EXCERPTED RECORDS:

[start]

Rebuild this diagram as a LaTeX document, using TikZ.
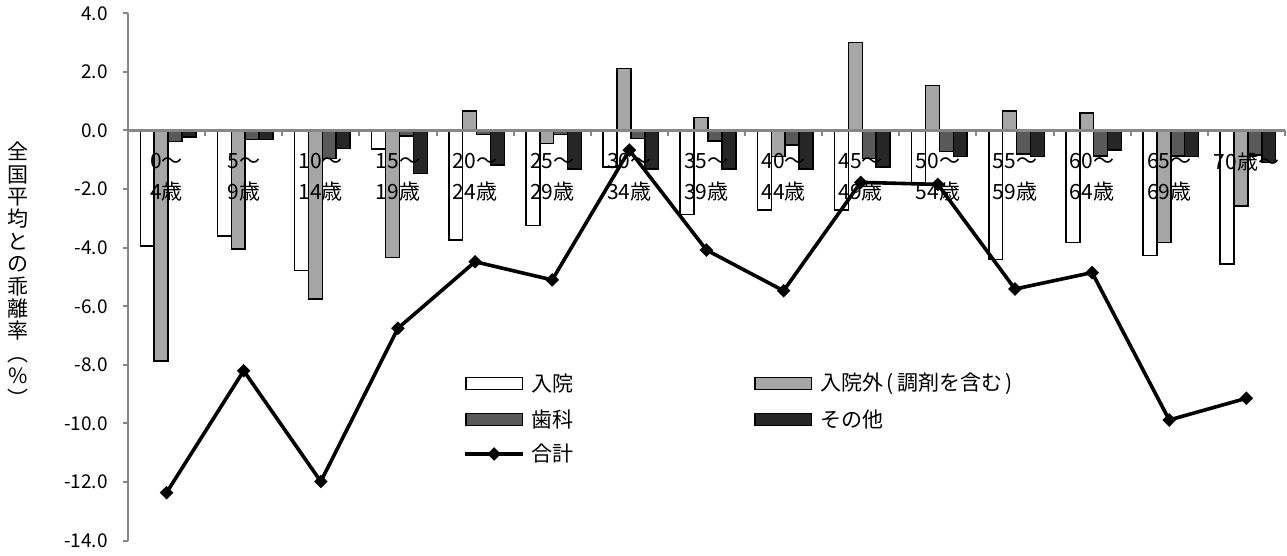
\documentclass[tikz,border=0pt]{standalone}
\usepackage{fontspec}
\setmainfont{Noto Sans CJK JP}
\usetikzlibrary{positioning}
\definecolor{axisgray}{HTML}{878787}
\definecolor{gaibar}{HTML}{A6A6A6}
\definecolor{shikabar}{HTML}{595959}
\definecolor{sonotabar}{HTML}{262626}

\begin{document}
\begin{tikzpicture}[x=38.565pt, y=14.65pt,
    every node/.style={font=\fontsize{10.5}{12}\selectfont, inner sep=0pt},
    barbox/.style={draw=black, line width=0.75pt},
    axisline/.style={draw=axisgray, line width=1pt},
    ticklabel/.style={anchor=east, font=\fontsize{9.5}{11}\selectfont},
    catlabel/.style={align=center, font=\fontsize{10.5}{15.5}\selectfont},
    totline/.style={line width=1.8pt, line join=miter},
    legswatch/.style={barbox, minimum width=28.3pt, minimum height=6pt},
    totdiamond/.pic={\fill (0,3.4pt)--(3.4pt,0)--(0,-3.4pt)--(-3.4pt,0)--cycle;}]
\useasboundingbox (-1.6595,4.454) rectangle (15.027,-14.522);

% bars: 入院, 入院外, 歯科, その他
\def\bw{0.18}
\foreach \v [count=\i from 0] in {-3.95,-3.6,-4.78,-0.63,-3.74,-3.24,-1.24,-2.86,-2.72,-2.72,-1.78,-4.4,-3.83,-4.27,-4.56}
    \draw[barbox, fill=white] (\i+0.52-2*\bw,0) rectangle (\i+0.52-\bw,\v);
\foreach \v [count=\i from 0] in {-7.86,-4.04,-5.75,-4.34,0.67,-0.44,2.12,0.44,-0.88,3.01,1.53,0.67,0.59,-3.83,-2.58}
    \draw[barbox, fill=gaibar] (\i+0.52-\bw,0) rectangle (\i+0.52,\v);
\foreach \v [count=\i from 0] in {-0.38,-0.3,-0.95,-0.19,-0.13,-0.13,-0.27,-0.36,-0.5,-0.95,-0.72,-0.8,-0.87,-0.87,-0.84}
    \draw[barbox, fill=shikabar] (\i+0.52,0) rectangle (\i+0.52+\bw,\v);
\foreach \v [count=\i from 0] in {-0.23,-0.3,-0.61,-1.46,-1.18,-1.32,-1.32,-1.32,-1.32,-1.24,-0.89,-0.89,-0.67,-0.89,-1.1}
    \draw[barbox, fill=sonotabar] (\i+0.52+\bw,0) rectangle (\i+0.52+2*\bw,\v);

% axes
\draw[axisline] (0,4)--(0,-14);
\foreach \y in {4,2,...,-14}
    \draw[axisline] (-0.065,\y)--(0,\y);
\foreach \y/\t in {4/4.0,2/2.0,0/0.0,-2/-2.0,-4/-4.0,-6/-6.0,-8/-8.0,-10/-10.0,-12/-12.0,-14/-14.0}
    \node[ticklabel] (tick\y) at (-0.259,\y) {\t};
\draw[axisline, line width=1.3pt] (0,0)--(15,0);
\foreach \x in {1,...,15}
    \draw[axisline] (\x,0)--(\x,-0.2);

% categories
\foreach \a [count=\i from 0, evaluate=\a as \b using int(\a+4)] in {0,5,...,65}
    \node[catlabel] (cat\i) at (\i+0.5,-1.6) {{\a}～\\{\b}歳};
\node[catlabel] (cat14) at (14.5,-1.075) {70歳～};

% y title
\node[align=center, font=\fontsize{10.5}{11.2}\selectfont] (ytitle) at (-1.426,-4.9)
    {全\\国\\平\\均\\と\\の\\乖\\離\\率\\︵\\\%\\︶};

% 合計
\foreach \v [count=\i from 0] in {-12.36,-8.2,-11.98,-6.75,-4.48,-5.1,-0.67,-4.08,-5.47,-1.77,-1.84,-5.41,-4.85,-9.88,-9.14}
    \coordinate (tot\i) at (\i+0.5,\v);
\draw[totline] (tot0) \foreach \i in {1,...,14}{ -- (tot\i)};
\foreach \i in {0,...,14}
    \path (tot\i) pic{totdiamond};

% legend
\node[anchor=west] (lgnyuin) at (5.22,-8.628) {入院};
\node[anchor=west] (lgshika) at (5.22,-9.87) {歯科};
\node[anchor=west] (lgtotal) at (5.22,-11.041) {合計};
\node[anchor=west] (lggai) at (8.97,-8.628) {入院外\,(\,調剤を含む\,)};
\node[anchor=west] (lgsonota) at (8.97,-9.87) {その他};
\node[legswatch, fill=white, left=3.7pt of lgnyuin] (swnyuin) {};
\node[legswatch, fill=shikabar, left=3.7pt of lgshika] (swshika) {};
\node[legswatch, fill=gaibar, left=3.7pt of lggai] (swgai) {};
\node[legswatch, fill=sonotabar, left=3.7pt of lgsonota] (swsonota) {};
\node[legswatch, draw=none, left=3.7pt of lgtotal] (swtotal) {};
\draw[totline] (swtotal.west) -- (swtotal.east);
\path (swtotal) pic{totdiamond};
\end{tikzpicture}
\end{document}
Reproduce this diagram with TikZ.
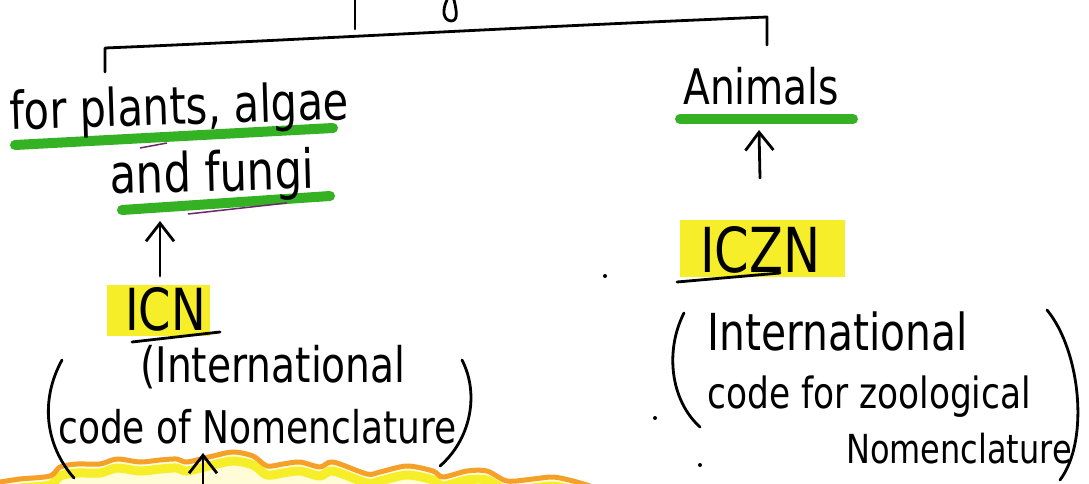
\documentclass[tikz,border=0pt]{standalone}
\usepackage{fontspec}
\setmainfont[FakeStretch=0.8]{DejaVu Sans}
\usetikzlibrary{arrows.meta}
\definecolor{hlgreen}{RGB}{52,178,36}
\definecolor{hlyellow}{RGB}{246,238,40}
\definecolor{hlorange}{RGB}{245,160,40}
\definecolor{paleyellow}{RGB}{255,252,215}
\definecolor{penpurple}{RGB}{110,40,110}
\tikzset{
  hw/.style={anchor=base west, inner sep=0pt, text=black},
  pen/.style={line width=2.8pt, line cap=round, line join=round, black},
  greenline/.style={line width=10pt, line cap=round, hlgreen},
  arr/.style={pen, -{Straight Barb[length=18pt,width=28pt]}},
  dot/.style={circle, fill=black, inner sep=0pt, minimum size=4pt},
}
\newcommand{\fs}[1]{\fontsize{#1}{#1}\selectfont}
\newcommand{\wave}{(0,482) (20,479) (50,476) (60,467) (77,464) (100,464) (117,459) (140,462) (160,460) (177,459) (187,462) (213,456) (233,452) (253,456) (267,466) (283,464) (300,462) (320,467) (333,462) (367,474) (380,472) (407,466) (433,471) (443,477) (467,471) (487,471) (507,481) (533,479) (553,477) (573,481) (590,486)}
\newcommand{\wavelow}{(0,491) (20,488) (50,485) (60,476) (77,473) (100,473) (117,468) (140,471) (160,469) (177,468) (187,471) (213,465) (233,461) (253,465) (267,475) (283,473) (300,471) (320,476) (333,471) (367,483) (380,481) (407,475) (433,480) (443,486) (467,480) (487,480) (507,490) (533,488) (553,486) (573,490) (590,495)}
\begin{document}
\begin{tikzpicture}[x=1pt,y=-1pt]
\useasboundingbox[fill=white] (0,0) rectangle (1089,484);

% bottom wavy highlight
\fill[paleyellow] plot[smooth, tension=0.5] coordinates {\wave} -- (590,490) -- (0,490) -- cycle;
\draw[hlyellow, line width=9pt, line cap=round, line join=round] plot[smooth, tension=0.5] coordinates {\wavelow};
\draw[hlorange, line width=5pt, line cap=round, line join=round] plot[smooth, tension=0.5] coordinates {\wave};

% top fragment and bracket
\draw[pen] (355,0) -- (355,29);
\draw[pen] (447,0) .. controls (442,10) and (443,20) .. (451,21) .. controls (458,21) and (457,12) .. (454,0);
\draw[pen] (105,72) -- (105,48) .. controls (300,40) and (500,28) .. (767,17) -- (767,45);

% highlights
\fill[hlyellow] (107,285) rectangle (210,336);
\fill[hlyellow] (680,220) rectangle (845,277);
\draw[greenline] (15,145) -- (333,128);
\draw[greenline] (122,210) -- (330,196);
\draw[greenline] (680,119) -- (853,119);
\draw[penpurple, line width=1.5pt] (140,148) -- (167,143);
\draw[penpurple, line width=1.5pt] (188,214) -- (287,203);

% left column texts
\node[hw, rotate=1.8] (plants) at (10,130) {\fs{52}for plants, algae};
\node[hw, rotate=1.5] (fungi) at (110,194) {\fs{54}and fungi};
\node[hw] (icn) at (125,330) {\fs{58}ICN};
\draw[pen] (132,342) -- (220,332);
\node[hw] (intl1) at (140,382) {\fs{49}(International};
\node[hw] (code1) at (58,443) {\fs{45}code of Nomenclature};
\draw[pen] (62,360) .. controls (40,400) and (45,445) .. (74,478);
\draw[pen] (462,360) .. controls (480,395) and (470,440) .. (440,466);

% right column texts
\node[hw] (animals) at (683,105) {\fs{49}Animals};
\node[hw] (iczn) at (700,272) {\fs{62}ICZN};
\draw[pen] (677,282) -- (780,273);
\node[hw] (intl2) at (707,350) {\fs{51}International};
\node[hw] (code2) at (707,408) {\fs{43}code for zoological};
\node[hw] (nomen2) at (846,463) {\fs{40}Nomenclature};
\draw[pen] (684,313) .. controls (665,350) and (670,400) .. (700,427);
\draw[pen] (1047,310) .. controls (1080,350) and (1090,440) .. (1060,480);

% arrows
\coordinate (a1s) at (160,276);
\coordinate (a1e) at (160,221);
\draw[arr] (a1s) -- (a1e);
\coordinate (a2s) at (760,178);
\coordinate (a2e) at (759,130);
\draw[arr] (a2s) -- (a2e);
\coordinate (a3s) at (203,488);
\coordinate (a3e) at (203,453);
\draw[arr] (a3s) -- (a3e);

% stray dots
\node[dot] (d1) at (605,276) {};
\node[dot] (d2) at (655,418) {};
\node[dot] (d3) at (700,465) {};
\end{tikzpicture}
\end{document}
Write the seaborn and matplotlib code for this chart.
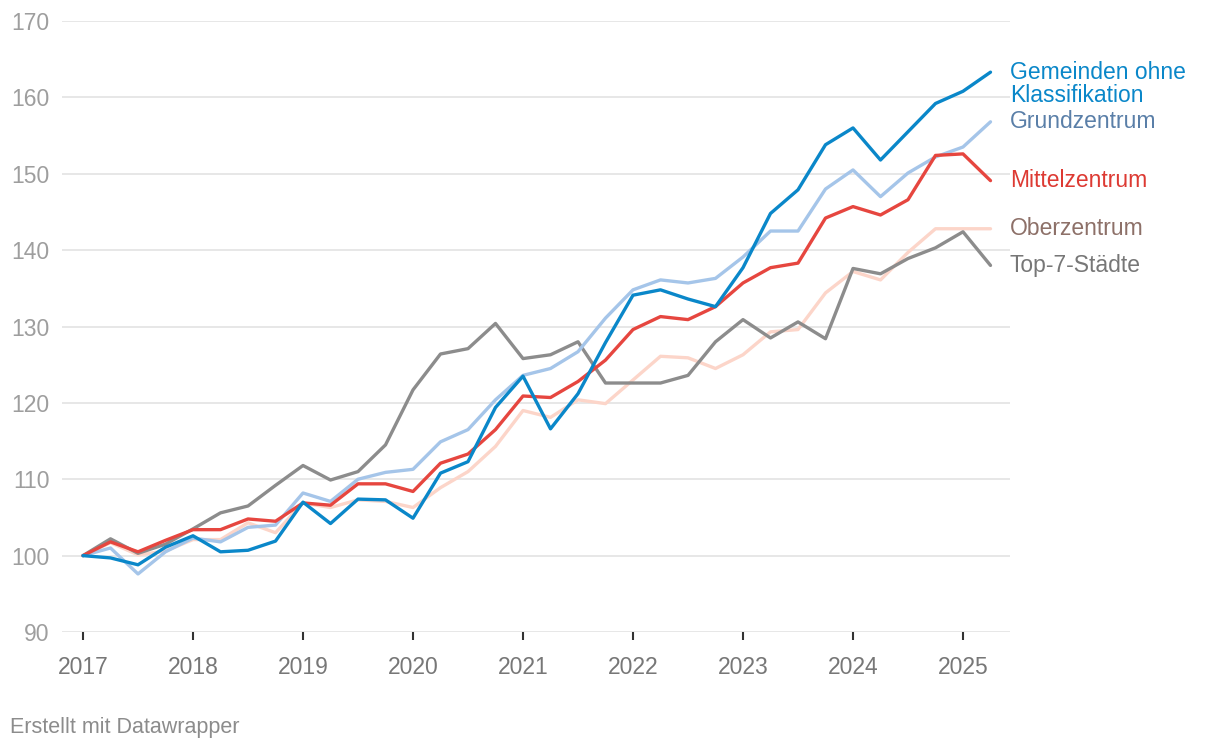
import pandas as pd
import matplotlib
matplotlib.use("Agg")
import matplotlib.pyplot as plt
import seaborn as sns

# --- data: quarterly index values, Q1 2017 = 100 ---
quarters = [2017 + i * 0.25 for i in range(34)]

gemeinden = [100, 99.7, 98.8, 101.1, 102.6, 100.5, 100.7, 101.9, 107.0, 104.2,
             107.4, 107.3, 104.9, 110.8, 112.3, 119.4, 123.5, 116.6, 121.2, 127.9,
             134.1, 134.8, 133.6, 132.6, 137.7, 144.8, 147.9, 153.8, 156.0, 151.8,
             155.5, 159.2, 160.8, 163.3]
grundzentrum = [100, 101.0, 97.6, 100.5, 102.3, 101.8, 103.7, 104.0, 108.2, 107.1,
                110.0, 110.9, 111.3, 114.9, 116.5, 120.4, 123.6, 124.5, 126.7, 131.1,
                134.8, 136.1, 135.7, 136.3, 139.1, 142.5, 142.5, 148.0, 150.5, 147.0,
                150.1, 152.2, 153.5, 156.8]
mittelzentrum = [100, 101.8, 100.5, 102.0, 103.4, 103.4, 104.8, 104.5, 106.9, 106.6,
                 109.4, 109.4, 108.4, 112.1, 113.3, 116.5, 120.9, 120.7, 122.8, 125.6,
                 129.6, 131.3, 130.9, 132.6, 135.7, 137.7, 138.3, 144.2, 145.7, 144.6,
                 146.6, 152.4, 152.6, 149.1]
oberzentrum = [100, 101.7, 100.1, 100.6, 102.1, 102.1, 104.3, 103.0, 106.9, 106.3,
               107.3, 107.1, 106.3, 108.9, 111.0, 114.3, 119.0, 118.1, 120.4, 119.9,
               123.0, 126.1, 125.9, 124.5, 126.3, 129.3, 129.6, 134.4, 137.2, 136.1,
               139.7, 142.8, 142.8, 142.8]
top7 = [100, 102.2, 100.3, 101.5, 103.5, 105.6, 106.5, 109.2, 111.8, 109.9,
        111.0, 114.5, 121.7, 126.4, 127.1, 130.4, 125.8, 126.3, 128.0, 122.6,
        122.6, 122.6, 123.6, 128.0, 130.9, 128.5, 130.6, 128.4, 137.6, 136.9,
        138.9, 140.3, 142.4, 138.0]

year_ticks = list(range(2017, 2026))
y_ticks = list(range(90, 171, 10))

# drawing order: bottom to top
series = {
    "Oberzentrum": oberzentrum,
    "Top-7-Städte": top7,
    "Grundzentrum": grundzentrum,
    "Mittelzentrum": mittelzentrum,
    "Gemeinden ohne\nKlassifikation": gemeinden,
}
line_colors = {
    "Oberzentrum": "#fcd5c9",
    "Top-7-Städte": "#8c8c8c",
    "Grundzentrum": "#a5c5e9",
    "Mittelzentrum": "#e6463f",
    "Gemeinden ohne\nKlassifikation": "#0a87c9",
}
label_colors = {
    "Oberzentrum": "#8d7068",
    "Top-7-Städte": "#777777",
    "Grundzentrum": "#5a7fa8",
    "Mittelzentrum": "#dd3a33",
    "Gemeinden ohne\nKlassifikation": "#0a87c9",
}

df = pd.concat(
    [pd.DataFrame({"Quartal": quarters, "Index": vals, "Typ": name})
     for name, vals in series.items()],
    ignore_index=True,
)

sns.set_style("white")
plt.rcParams["font.family"] = ["Liberation Sans", "DejaVu Sans"]

fig = plt.figure(figsize=(12.2, 7.5), dpi=100)
ax = fig.add_axes([62 / 1220, 1 - 632 / 750, (1010 - 62) / 1220, (632 - 21) / 750])

sns.lineplot(data=df, x="Quartal", y="Index", hue="Typ", palette=line_colors,
             hue_order=list(series.keys()), linewidth=2.4, legend=False, ax=ax)

ax.set_xlim(2017 + (62 - 83) / 110, 2017 + (1010 - 83) / 110)
ax.set_ylim(90, 170)
ax.set_xticks(year_ticks)
ax.set_xticklabels([str(y) for y in year_ticks])
ax.set_yticks(y_ticks)
ax.set_xlabel("")
ax.set_ylabel("")
ax.grid(axis="y", color="#e3e3e3", linewidth=1.2)
ax.grid(axis="x", visible=False)
ax.set_axisbelow(True)
for s in ax.spines.values():
    s.set_visible(False)

ax.tick_params(axis="x", length=6, width=1.5, color="#333333", pad=11,
               labelsize=16.5, labelcolor="#777777", bottom=True)
ax.tick_params(axis="y", length=0, pad=9, labelsize=16.5, labelcolor="#9e9e9e")

# direct labels at the right end
trans = ax.get_yaxis_transform()
for name, vals in series.items():
    y = vals[-1]
    if "\n" in name:
        y = y - 1.6
    ax.text(1.0, y, name, transform=trans, ha="left", va="center",
            fontsize=16.5, color=label_colors[name], linespacing=1.0, clip_on=False)

fig.text(10 / 1220, 1 - 727 / 750, "Erstellt mit Datawrapper", ha="left", va="center",
         fontsize=15.5, color="#8c8c8c")

fig.savefig("out.png", dpi=100)
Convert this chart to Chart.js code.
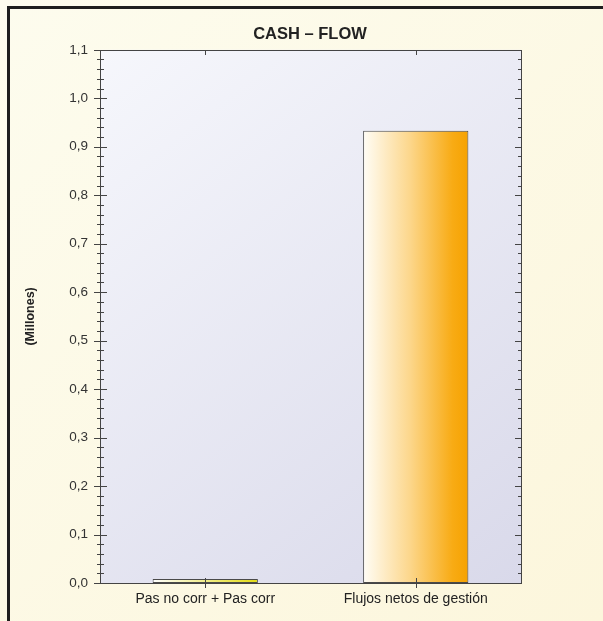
<!DOCTYPE html>
<html>
<head>
<meta charset="utf-8">
<script src="https://cdn.jsdelivr.net/npm/chart.js@4.4.1/dist/chart.umd.min.js"></script>
<style>
html,body{margin:0;padding:0;background:#fdfbea;}
#wrap{width:603px;height:621px;}
</style>
</head>
<body>
<div id="wrap"><canvas id="c" width="603" height="621"></canvas></div>
<script>
const chartTitle = 'CASH – FLOW';
const yAxisTitle = '(Millones)';
const categories = ['Pas no corr + Pas corr', 'Flujos netos de gestión'];
const values = [0.008, 0.933];
const yMin = 0, yMax = 1.1, yMinorStep = 0.02, yMajorStep = 0.1;
const barStartColors = ['#ffffff', '#fffdf6'];
const barEndColors = ['#e4dc14', '#f6a200'];
const FONT = '"Liberation Sans", Arial, sans-serif';

function fmt(v){ return v.toFixed(1).replace('.', ','); }

const bgPlugin = {
  id: 'bg',
  beforeDraw(chart){
    const {ctx, width, height, chartArea:a} = chart;
    ctx.save();
    let g = ctx.createLinearGradient(0,0,width,height);
    g.addColorStop(0,'#fdfcee'); g.addColorStop(1,'#fcf6dc');
    ctx.fillStyle = g; ctx.fillRect(0,0,width,height);
    ctx.fillStyle = '#1e1e1e';
    ctx.fillRect(7,6,width-7,3);
    ctx.fillRect(7,6,3,height-6);
    g = ctx.createLinearGradient(a.left,a.top,a.right,a.bottom);
    g.addColorStop(0,'#f6f7fc'); g.addColorStop(1,'#d9d9ea');
    ctx.fillStyle = g; ctx.fillRect(a.left,a.top,a.width,a.height);
    ctx.restore();
  },
  afterDatasetsDraw(chart){
    const {ctx, chartArea:a, scales} = chart;
    const ys = scales.y, xs = scales.x;
    ctx.save();
    ctx.strokeStyle = '#444'; ctx.lineWidth = 1;
    ctx.strokeRect(Math.round(a.left)+0.5, Math.round(a.top)+0.5, Math.round(a.width), Math.round(a.height));
    ctx.beginPath();
    ys.ticks.forEach(t => {
      const v = t.value;
      const major = Math.abs(Math.round(v*10) - v*10) < 1e-6;
      const y = Math.round(ys.getPixelForValue(v)) + 0.5;
      const L = Math.round(a.left), R = Math.round(a.right);
      if (major){ ctx.moveTo(L-6,y); ctx.lineTo(L+7,y); ctx.moveTo(R-6,y); ctx.lineTo(R,y); }
      else { ctx.moveTo(L-3,y); ctx.lineTo(L+4,y); ctx.moveTo(R-3,y); ctx.lineTo(R,y); }
    });
    categories.forEach((c,i) => {
      const x = Math.round(xs.getPixelForValue(i)) + 0.5;
      ctx.moveTo(x, Math.round(a.top)); ctx.lineTo(x, Math.round(a.top)+5);
      ctx.moveTo(x, Math.round(a.bottom)-5); ctx.lineTo(x, Math.round(a.bottom)+5);
    });
    ctx.stroke();
    ctx.restore();
  }
};

new Chart(document.getElementById('c'), {
  type: 'bar',
  data: {
    labels: categories,
    datasets: [{
      data: values,
      borderColor: '#4a4a4a',
      borderWidth: 1,
      borderSkipped: false,
      barPercentage: 0.5,
      categoryPercentage: 1,
      backgroundColor: (ctx) => {
        const chart = ctx.chart;
        if (!chart.chartArea || ctx.type !== 'data') return barEndColors[0];
        const xs = chart.scales.x;
        const i = ctx.dataIndex;
        const cx = xs.getPixelForValue(i);
        const half = xs.width / categories.length * 0.5 / 2;
        const g = chart.ctx.createLinearGradient(cx-half,0,cx+half,0);
        g.addColorStop(0, barStartColors[i]);
        if (i === 1){ g.addColorStop(0.45,'#fcd68a'); g.addColorStop(0.85,'#f8ab14'); }
        g.addColorStop(1, barEndColors[i]);
        return g;
      }
    }]
  },
  options: {
    responsive: false,
    animation: false,
    devicePixelRatio: 1,
    layout: { padding: { left: 17, top: 25, right: 0, bottom: 0 } },
    plugins: {
      legend: { display: false },
      tooltip: { enabled: false },
      title: {
        display: true, text: chartTitle, color: '#222',
        font: { family: FONT, size: 16.5, weight: 'bold' },
        padding: { top: 0, bottom: 5 }
      }
    },
    scales: {
      x: {
        grid: { display: false, drawTicks: false },
        border: { display: false },
        ticks: { color: '#222', font: { family: FONT, size: 14 }, padding: 8, maxRotation: 0 },
        afterFit(s){ s.height = 38; }
      },
      y: {
        min: yMin, max: yMax,
        grid: { display: false, drawTicks: false },
        border: { display: false },
        ticks: {
          stepSize: yMinorStep, autoSkip: false, color: '#333', padding: 12,
          font: { family: FONT, size: 13.5 },
          callback: (v) => {
            const major = Math.abs(Math.round(v/yMajorStep) - v/yMajorStep) < 1e-6;
            return major ? fmt(v) : '';
          }
        },
        title: {
          display: true, text: yAxisTitle, color: '#222',
          font: { family: FONT, size: 12.5, weight: 'bold' },
          padding: { top: 6.5, bottom: 0 }
        },
        afterFit(s){ s.width = 83; }
      },
      yRight: {
        position: 'right',
        min: yMin, max: yMax,
        grid: { display: false, drawTicks: false },
        border: { display: false },
        ticks: { display: false },
        afterFit(s){ s.width = 82; }
      }
    }
  },
  plugins: [bgPlugin]
});
</script>
</body>
</html>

[end]

DIRECTIONS: Repeat exactly the stretch of lines that opens with the line containing "Write the seaborn" and closes with the line containing "quarters = [2017". Leave the pictures out, and add nothing.

TASK RESULT:
Write the seaborn and matplotlib code for this chart.
import pandas as pd
import matplotlib
matplotlib.use("Agg")
import matplotlib.pyplot as plt
import seaborn as sns

# --- data: quarterly index values, Q1 2017 = 100 ---
quarters = [2017 + i * 0.25 for i in range(34)]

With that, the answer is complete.